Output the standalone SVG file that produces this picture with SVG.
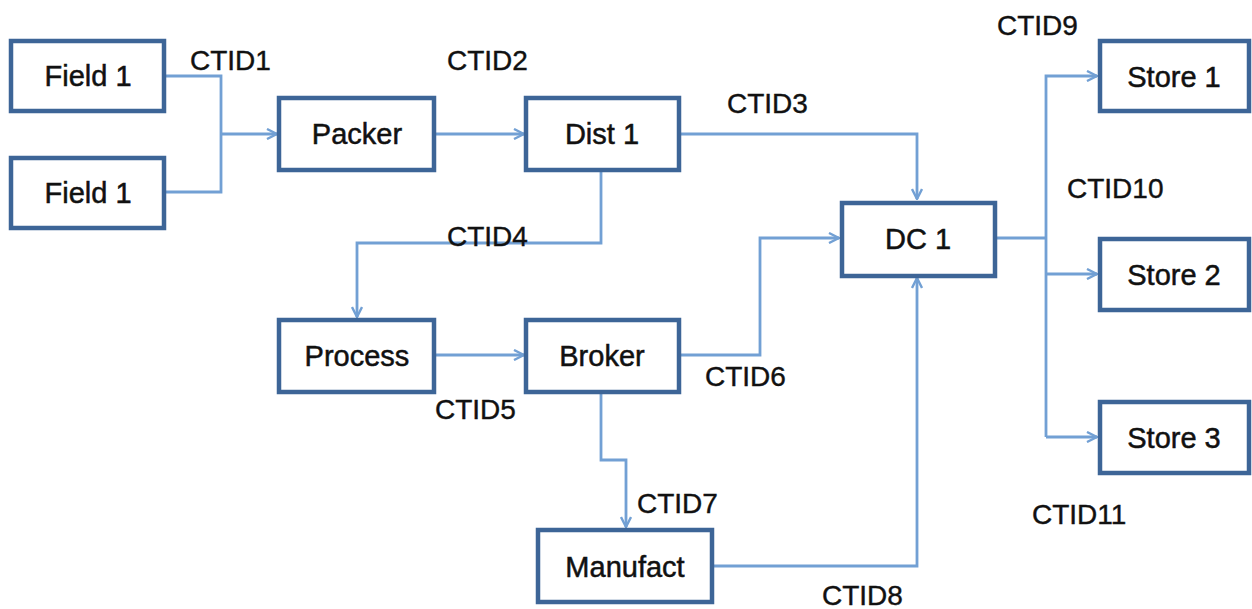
<svg xmlns="http://www.w3.org/2000/svg" width="1252" height="609" viewBox="0 0 1252 609">
  <style>
    .box { fill: #ffffff; stroke: #3d6597; stroke-width: 4.5; }
    .lbl { font-family: "Liberation Sans", Arial, sans-serif; font-size: 29px; fill: #111111; stroke: #111111; stroke-width: 0.5; text-anchor: middle; }
    .tag { font-family: "Liberation Sans", Arial, sans-serif; font-size: 28px; fill: #111111; stroke: #111111; stroke-width: 0.4; }
    .wire { fill: none; stroke: #72a0d4; stroke-width: 2.8; }
  </style>
  <defs>
    <marker id="chev" viewBox="0 0 12 12" refX="11" refY="6" markerWidth="12" markerHeight="12" markerUnits="userSpaceOnUse" orient="auto">
      <path d="M1,1 L11,6 L1,11" fill="none" stroke="#72a0d4" stroke-width="2.4"/>
    </marker>
  </defs>

  <!-- connectors -->
  <g id="connectors">
    <path class="wire" d="M165,76 H221 V192 H165"/>
    <path class="wire" d="M221,134 H277" marker-end="url(#chev)"/>
    <path class="wire" d="M435,134 H524" marker-end="url(#chev)"/>
    <path class="wire" d="M680,134 H917 V199" marker-end="url(#chev)"/>
    <path class="wire" d="M601,171 V243 H357 V317" marker-end="url(#chev)"/>
    <path class="wire" d="M435,355 H524" marker-end="url(#chev)"/>
    <path class="wire" d="M680,355 H760 V238 H839" marker-end="url(#chev)"/>
    <path class="wire" d="M601,393 V460 H626 V527" marker-end="url(#chev)"/>
    <path class="wire" d="M713,566 H917 V278" marker-end="url(#chev)"/>
    <path class="wire" d="M997,238 H1046"/>
    <path class="wire" d="M1046,437 V76 H1097" marker-end="url(#chev)"/>
    <path class="wire" d="M1046,274 H1097" marker-end="url(#chev)"/>
    <path class="wire" d="M1046,437 H1097" marker-end="url(#chev)"/>
  </g>

  <!-- nodes -->
  <g id="field1a"><rect class="box" x="11" y="41" width="153" height="70"/><text class="lbl" x="88" y="86">Field 1</text></g>
  <g id="field1b"><rect class="box" x="11" y="158" width="153" height="70"/><text class="lbl" x="88" y="203">Field 1</text></g>
  <g id="packer"><rect class="box" x="279" y="98" width="155" height="72"/><text class="lbl" x="357" y="144">Packer</text></g>
  <g id="dist1"><rect class="box" x="526" y="98" width="153" height="72"/><text class="lbl" x="602" y="144">Dist 1</text></g>
  <g id="dc1"><rect class="box" x="842" y="203" width="153" height="73"/><text class="lbl" x="918" y="249">DC 1</text></g>
  <g id="process"><rect class="box" x="279" y="320" width="155" height="72"/><text class="lbl" x="357" y="366">Process</text></g>
  <g id="broker"><rect class="box" x="526" y="320" width="153" height="72"/><text class="lbl" x="602" y="366">Broker</text></g>
  <g id="manufact"><rect class="box" x="538" y="530" width="174" height="72"/><text class="lbl" x="625" y="577">Manufact</text></g>
  <g id="store1"><rect class="box" x="1100" y="41" width="149" height="70"/><text class="lbl" x="1174" y="87">Store 1</text></g>
  <g id="store2"><rect class="box" x="1100" y="239" width="149" height="71"/><text class="lbl" x="1174" y="285">Store 2</text></g>
  <g id="store3"><rect class="box" x="1100" y="402" width="149" height="71"/><text class="lbl" x="1174" y="448">Store 3</text></g>

  <!-- connector tags -->
  <g id="tags">
    <text class="tag" x="190" y="70">CTID1</text>
    <text class="tag" x="447" y="70">CTID2</text>
    <text class="tag" x="727" y="113">CTID3</text>
    <text class="tag" x="447" y="246">CTID4</text>
    <text class="tag" x="435" y="419">CTID5</text>
    <text class="tag" x="705" y="386">CTID6</text>
    <text class="tag" x="637" y="513">CTID7</text>
    <text class="tag" x="822" y="605">CTID8</text>
    <text class="tag" x="997" y="35">CTID9</text>
    <text class="tag" x="1067" y="198">CTID10</text>
    <text class="tag" x="1032" y="524">CTID11</text>
  </g>
</svg>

__________

» TO BE DONE: Leave the pictures out and output the rest of the listing exactly.

» SOLUTION TO THIS PROBLEM:
Output the standalone SVG file that produces this picture with SVG.
<svg xmlns="http://www.w3.org/2000/svg" width="1252" height="609" viewBox="0 0 1252 609">
  <style>
    .box { fill: #ffffff; stroke: #3d6597; stroke-width: 4.5; }
    .lbl { font-family: "Liberation Sans", Arial, sans-serif; font-size: 29px; fill: #111111; stroke: #111111; stroke-width: 0.5; text-anchor: middle; }
    .tag { font-family: "Liberation Sans", Arial, sans-serif; font-size: 28px; fill: #111111; stroke: #111111; stroke-width: 0.4; }
    .wire { fill: none; stroke: #72a0d4; stroke-width: 2.8; }
  </style>
  <defs>
    <marker id="chev" viewBox="0 0 12 12" refX="11" refY="6" markerWidth="12" markerHeight="12" markerUnits="userSpaceOnUse" orient="auto">
      <path d="M1,1 L11,6 L1,11" fill="none" stroke="#72a0d4" stroke-width="2.4"/>
    </marker>
  </defs>

  <!-- connectors -->
  <g id="connectors">
    <path class="wire" d="M165,76 H221 V192 H165"/>
    <path class="wire" d="M221,134 H277" marker-end="url(#chev)"/>
    <path class="wire" d="M435,134 H524" marker-end="url(#chev)"/>
    <path class="wire" d="M680,134 H917 V199" marker-end="url(#chev)"/>
    <path class="wire" d="M601,171 V243 H357 V317" marker-end="url(#chev)"/>
    <path class="wire" d="M435,355 H524" marker-end="url(#chev)"/>
    <path class="wire" d="M680,355 H760 V238 H839" marker-end="url(#chev)"/>
    <path class="wire" d="M601,393 V460 H626 V527" marker-end="url(#chev)"/>
    <path class="wire" d="M713,566 H917 V278" marker-end="url(#chev)"/>
    <path class="wire" d="M997,238 H1046"/>
    <path class="wire" d="M1046,437 V76 H1097" marker-end="url(#chev)"/>
    <path class="wire" d="M1046,274 H1097" marker-end="url(#chev)"/>
    <path class="wire" d="M1046,437 H1097" marker-end="url(#chev)"/>
  </g>

  <!-- nodes -->
  <g id="field1a"><rect class="box" x="11" y="41" width="153" height="70"/><text class="lbl" x="88" y="86">Field 1</text></g>
  <g id="field1b"><rect class="box" x="11" y="158" width="153" height="70"/><text class="lbl" x="88" y="203">Field 1</text></g>
  <g id="packer"><rect class="box" x="279" y="98" width="155" height="72"/><text class="lbl" x="357" y="144">Packer</text></g>
  <g id="dist1"><rect class="box" x="526" y="98" width="153" height="72"/><text class="lbl" x="602" y="144">Dist 1</text></g>
  <g id="dc1"><rect class="box" x="842" y="203" width="153" height="73"/><text class="lbl" x="918" y="249">DC 1</text></g>
  <g id="process"><rect class="box" x="279" y="320" width="155" height="72"/><text class="lbl" x="357" y="366">Process</text></g>
  <g id="broker"><rect class="box" x="526" y="320" width="153" height="72"/><text class="lbl" x="602" y="366">Broker</text></g>
  <g id="manufact"><rect class="box" x="538" y="530" width="174" height="72"/><text class="lbl" x="625" y="577">Manufact</text></g>
  <g id="store1"><rect class="box" x="1100" y="41" width="149" height="70"/><text class="lbl" x="1174" y="87">Store 1</text></g>
  <g id="store2"><rect class="box" x="1100" y="239" width="149" height="71"/><text class="lbl" x="1174" y="285">Store 2</text></g>
  <g id="store3"><rect class="box" x="1100" y="402" width="149" height="71"/><text class="lbl" x="1174" y="448">Store 3</text></g>

  <!-- connector tags -->
  <g id="tags">
    <text class="tag" x="190" y="70">CTID1</text>
    <text class="tag" x="447" y="70">CTID2</text>
    <text class="tag" x="727" y="113">CTID3</text>
    <text class="tag" x="447" y="246">CTID4</text>
    <text class="tag" x="435" y="419">CTID5</text>
    <text class="tag" x="705" y="386">CTID6</text>
    <text class="tag" x="637" y="513">CTID7</text>
    <text class="tag" x="822" y="605">CTID8</text>
    <text class="tag" x="997" y="35">CTID9</text>
    <text class="tag" x="1067" y="198">CTID10</text>
    <text class="tag" x="1032" y="524">CTID11</text>
  </g>
</svg>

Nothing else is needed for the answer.